* **Aim of the exercise**:
Of the material below, the lines to be retyped are those from the line containing "Generate a Python" through the line containing "label_y = [69.3, 60.7, 63.4, 62.1, 66.5]", inclusive; reproduce them exactly.

* **Entries provided**:
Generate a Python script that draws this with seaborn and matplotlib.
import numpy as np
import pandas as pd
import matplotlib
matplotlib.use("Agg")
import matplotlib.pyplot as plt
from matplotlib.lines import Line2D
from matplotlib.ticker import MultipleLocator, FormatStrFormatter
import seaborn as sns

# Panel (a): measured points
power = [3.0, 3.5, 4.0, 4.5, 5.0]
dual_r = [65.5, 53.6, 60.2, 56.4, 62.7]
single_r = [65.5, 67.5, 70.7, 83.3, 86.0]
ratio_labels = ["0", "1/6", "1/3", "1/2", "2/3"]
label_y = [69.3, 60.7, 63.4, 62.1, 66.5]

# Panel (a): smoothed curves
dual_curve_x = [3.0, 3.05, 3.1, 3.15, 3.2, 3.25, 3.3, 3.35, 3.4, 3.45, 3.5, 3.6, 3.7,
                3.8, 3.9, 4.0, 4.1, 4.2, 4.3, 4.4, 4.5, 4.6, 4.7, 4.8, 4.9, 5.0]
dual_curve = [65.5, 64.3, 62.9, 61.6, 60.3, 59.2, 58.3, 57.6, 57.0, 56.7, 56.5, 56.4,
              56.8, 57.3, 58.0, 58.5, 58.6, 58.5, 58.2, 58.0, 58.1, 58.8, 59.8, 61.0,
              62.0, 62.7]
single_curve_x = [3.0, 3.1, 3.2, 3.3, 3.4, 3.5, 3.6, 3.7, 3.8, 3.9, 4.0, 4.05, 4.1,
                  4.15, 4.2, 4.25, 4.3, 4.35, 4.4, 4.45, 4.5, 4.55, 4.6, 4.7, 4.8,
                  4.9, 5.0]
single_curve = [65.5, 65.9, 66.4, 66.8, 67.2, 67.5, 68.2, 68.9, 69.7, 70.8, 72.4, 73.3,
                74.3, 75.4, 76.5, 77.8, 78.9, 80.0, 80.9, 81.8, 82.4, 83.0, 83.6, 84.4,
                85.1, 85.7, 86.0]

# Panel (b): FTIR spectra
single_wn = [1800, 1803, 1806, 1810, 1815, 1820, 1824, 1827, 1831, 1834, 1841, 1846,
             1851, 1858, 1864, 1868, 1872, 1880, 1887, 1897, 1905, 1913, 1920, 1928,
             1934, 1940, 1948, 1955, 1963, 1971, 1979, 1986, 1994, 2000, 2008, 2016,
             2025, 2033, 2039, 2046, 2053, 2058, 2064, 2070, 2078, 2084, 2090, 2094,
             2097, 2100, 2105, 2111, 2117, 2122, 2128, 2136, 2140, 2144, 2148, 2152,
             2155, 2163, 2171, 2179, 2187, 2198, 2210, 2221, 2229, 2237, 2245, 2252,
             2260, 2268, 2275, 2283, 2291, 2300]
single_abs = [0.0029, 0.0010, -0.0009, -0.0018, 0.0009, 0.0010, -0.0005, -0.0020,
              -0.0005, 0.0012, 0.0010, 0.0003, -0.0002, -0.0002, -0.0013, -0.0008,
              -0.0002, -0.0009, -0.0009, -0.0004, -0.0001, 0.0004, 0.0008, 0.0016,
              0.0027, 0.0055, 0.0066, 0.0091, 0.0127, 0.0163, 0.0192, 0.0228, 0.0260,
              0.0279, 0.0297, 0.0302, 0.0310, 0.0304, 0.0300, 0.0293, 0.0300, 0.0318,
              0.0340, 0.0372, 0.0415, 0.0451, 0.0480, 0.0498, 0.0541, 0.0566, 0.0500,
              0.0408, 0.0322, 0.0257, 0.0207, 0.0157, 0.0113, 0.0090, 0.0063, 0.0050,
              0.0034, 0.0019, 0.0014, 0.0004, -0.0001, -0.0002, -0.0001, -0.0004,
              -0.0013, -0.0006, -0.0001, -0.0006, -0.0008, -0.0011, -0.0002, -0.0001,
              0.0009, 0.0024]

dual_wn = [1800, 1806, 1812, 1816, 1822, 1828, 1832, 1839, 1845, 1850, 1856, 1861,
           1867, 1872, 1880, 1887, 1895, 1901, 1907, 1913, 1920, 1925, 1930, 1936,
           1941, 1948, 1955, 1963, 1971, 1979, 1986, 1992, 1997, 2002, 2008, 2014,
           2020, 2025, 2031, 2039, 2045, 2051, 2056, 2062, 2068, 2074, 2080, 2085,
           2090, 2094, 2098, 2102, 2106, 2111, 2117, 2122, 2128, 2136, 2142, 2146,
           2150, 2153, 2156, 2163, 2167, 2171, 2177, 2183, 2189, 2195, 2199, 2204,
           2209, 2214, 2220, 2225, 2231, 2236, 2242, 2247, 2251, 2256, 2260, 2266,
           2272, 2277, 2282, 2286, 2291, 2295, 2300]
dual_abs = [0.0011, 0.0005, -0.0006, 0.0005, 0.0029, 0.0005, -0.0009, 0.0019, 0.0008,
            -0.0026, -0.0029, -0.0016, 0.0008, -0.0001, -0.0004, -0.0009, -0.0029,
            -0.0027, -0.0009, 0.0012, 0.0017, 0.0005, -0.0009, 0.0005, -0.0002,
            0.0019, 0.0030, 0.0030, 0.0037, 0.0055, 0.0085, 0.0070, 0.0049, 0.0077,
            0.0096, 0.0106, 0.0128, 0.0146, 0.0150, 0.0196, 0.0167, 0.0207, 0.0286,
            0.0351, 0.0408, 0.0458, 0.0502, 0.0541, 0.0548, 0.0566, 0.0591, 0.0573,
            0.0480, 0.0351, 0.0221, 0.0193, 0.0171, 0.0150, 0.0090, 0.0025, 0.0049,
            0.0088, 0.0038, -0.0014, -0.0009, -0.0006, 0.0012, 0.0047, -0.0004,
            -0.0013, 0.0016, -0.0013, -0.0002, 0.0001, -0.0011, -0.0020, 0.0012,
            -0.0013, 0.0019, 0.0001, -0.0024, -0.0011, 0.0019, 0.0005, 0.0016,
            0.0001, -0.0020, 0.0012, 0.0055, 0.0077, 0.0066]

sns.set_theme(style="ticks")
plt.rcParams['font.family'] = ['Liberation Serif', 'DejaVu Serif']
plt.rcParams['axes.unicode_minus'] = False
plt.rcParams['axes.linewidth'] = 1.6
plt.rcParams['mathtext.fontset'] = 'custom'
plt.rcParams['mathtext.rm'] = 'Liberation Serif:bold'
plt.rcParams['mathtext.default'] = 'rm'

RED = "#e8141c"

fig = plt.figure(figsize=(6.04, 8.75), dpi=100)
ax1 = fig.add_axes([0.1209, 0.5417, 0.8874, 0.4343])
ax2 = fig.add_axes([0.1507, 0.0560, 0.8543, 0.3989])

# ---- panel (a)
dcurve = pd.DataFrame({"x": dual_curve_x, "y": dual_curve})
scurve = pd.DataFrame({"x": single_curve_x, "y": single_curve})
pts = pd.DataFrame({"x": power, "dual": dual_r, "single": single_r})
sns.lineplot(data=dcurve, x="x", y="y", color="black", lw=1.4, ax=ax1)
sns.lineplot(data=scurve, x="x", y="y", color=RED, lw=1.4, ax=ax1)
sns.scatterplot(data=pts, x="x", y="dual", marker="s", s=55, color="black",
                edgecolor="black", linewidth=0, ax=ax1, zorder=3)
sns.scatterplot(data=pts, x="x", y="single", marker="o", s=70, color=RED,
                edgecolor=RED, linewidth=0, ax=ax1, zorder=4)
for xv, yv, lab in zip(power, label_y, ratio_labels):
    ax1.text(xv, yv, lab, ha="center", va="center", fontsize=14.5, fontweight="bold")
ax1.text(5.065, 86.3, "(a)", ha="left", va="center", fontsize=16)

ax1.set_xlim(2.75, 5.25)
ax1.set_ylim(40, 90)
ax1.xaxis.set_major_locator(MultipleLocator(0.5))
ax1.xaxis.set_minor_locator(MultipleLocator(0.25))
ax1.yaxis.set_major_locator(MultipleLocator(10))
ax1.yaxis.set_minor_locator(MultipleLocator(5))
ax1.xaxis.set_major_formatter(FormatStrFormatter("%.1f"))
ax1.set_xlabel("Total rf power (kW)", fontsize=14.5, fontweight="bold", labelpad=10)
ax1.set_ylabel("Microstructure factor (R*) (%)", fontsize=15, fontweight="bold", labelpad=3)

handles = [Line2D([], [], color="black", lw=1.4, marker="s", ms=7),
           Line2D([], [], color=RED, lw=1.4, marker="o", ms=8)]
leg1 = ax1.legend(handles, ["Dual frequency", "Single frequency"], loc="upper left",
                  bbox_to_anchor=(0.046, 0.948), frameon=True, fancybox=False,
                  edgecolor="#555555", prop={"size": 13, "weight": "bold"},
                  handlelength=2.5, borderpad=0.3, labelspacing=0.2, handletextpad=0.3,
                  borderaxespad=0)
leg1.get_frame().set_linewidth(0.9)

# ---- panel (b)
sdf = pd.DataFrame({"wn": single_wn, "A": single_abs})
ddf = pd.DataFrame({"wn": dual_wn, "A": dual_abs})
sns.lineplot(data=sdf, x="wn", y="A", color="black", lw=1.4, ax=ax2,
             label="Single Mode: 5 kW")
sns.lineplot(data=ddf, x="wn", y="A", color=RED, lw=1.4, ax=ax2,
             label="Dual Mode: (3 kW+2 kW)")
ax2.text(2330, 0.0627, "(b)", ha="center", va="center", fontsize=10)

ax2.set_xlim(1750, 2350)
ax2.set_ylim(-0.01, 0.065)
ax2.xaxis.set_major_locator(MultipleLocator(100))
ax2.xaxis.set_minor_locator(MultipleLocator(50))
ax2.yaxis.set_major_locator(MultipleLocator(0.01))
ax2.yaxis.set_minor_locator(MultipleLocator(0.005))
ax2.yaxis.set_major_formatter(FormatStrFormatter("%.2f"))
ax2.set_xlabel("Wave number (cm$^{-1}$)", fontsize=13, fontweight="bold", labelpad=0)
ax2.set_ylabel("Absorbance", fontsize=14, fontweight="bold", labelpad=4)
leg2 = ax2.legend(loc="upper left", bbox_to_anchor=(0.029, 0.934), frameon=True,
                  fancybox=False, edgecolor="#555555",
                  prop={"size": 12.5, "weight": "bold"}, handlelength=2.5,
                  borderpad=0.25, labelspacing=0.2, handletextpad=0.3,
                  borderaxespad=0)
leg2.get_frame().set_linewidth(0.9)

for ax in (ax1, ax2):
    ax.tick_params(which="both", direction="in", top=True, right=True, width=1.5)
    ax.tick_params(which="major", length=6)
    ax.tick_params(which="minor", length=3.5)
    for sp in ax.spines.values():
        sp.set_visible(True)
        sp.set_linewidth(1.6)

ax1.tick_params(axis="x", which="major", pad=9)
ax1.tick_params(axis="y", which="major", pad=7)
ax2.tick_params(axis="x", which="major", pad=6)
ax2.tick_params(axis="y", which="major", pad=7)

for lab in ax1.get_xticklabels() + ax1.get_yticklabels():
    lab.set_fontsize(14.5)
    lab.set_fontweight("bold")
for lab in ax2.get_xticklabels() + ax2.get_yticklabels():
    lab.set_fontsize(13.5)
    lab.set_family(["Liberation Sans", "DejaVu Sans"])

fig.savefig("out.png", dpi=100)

---

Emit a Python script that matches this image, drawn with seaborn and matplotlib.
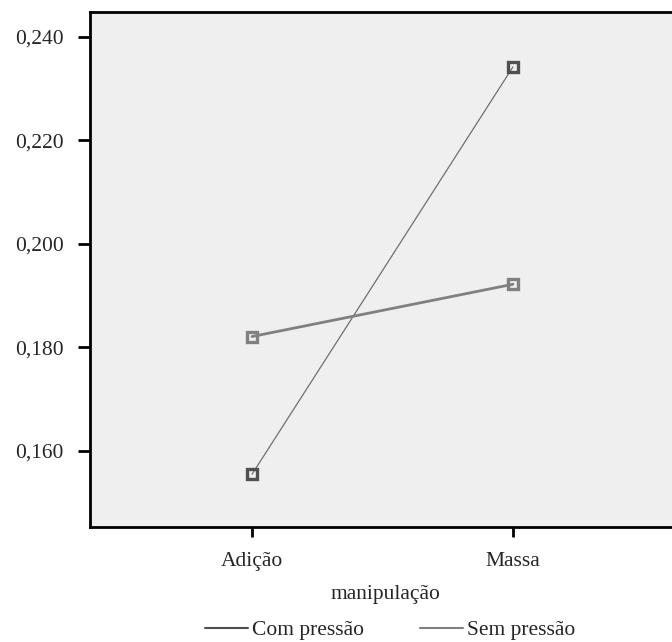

* **Answer to this problem**:
Generate a Python script that draws this with seaborn and matplotlib.
import numpy as np
import pandas as pd
import matplotlib
matplotlib.use("Agg")
import matplotlib.pyplot as plt
from matplotlib.lines import Line2D
from matplotlib.ticker import MultipleLocator, FormatStrFormatter
import seaborn as sns

# Panel (a): measured points
power = [3.0, 3.5, 4.0, 4.5, 5.0]
dual_r = [65.5, 53.6, 60.2, 56.4, 62.7]
single_r = [65.5, 67.5, 70.7, 83.3, 86.0]
ratio_labels = ["0", "1/6", "1/3", "1/2", "2/3"]
label_y = [69.3, 60.7, 63.4, 62.1, 66.5]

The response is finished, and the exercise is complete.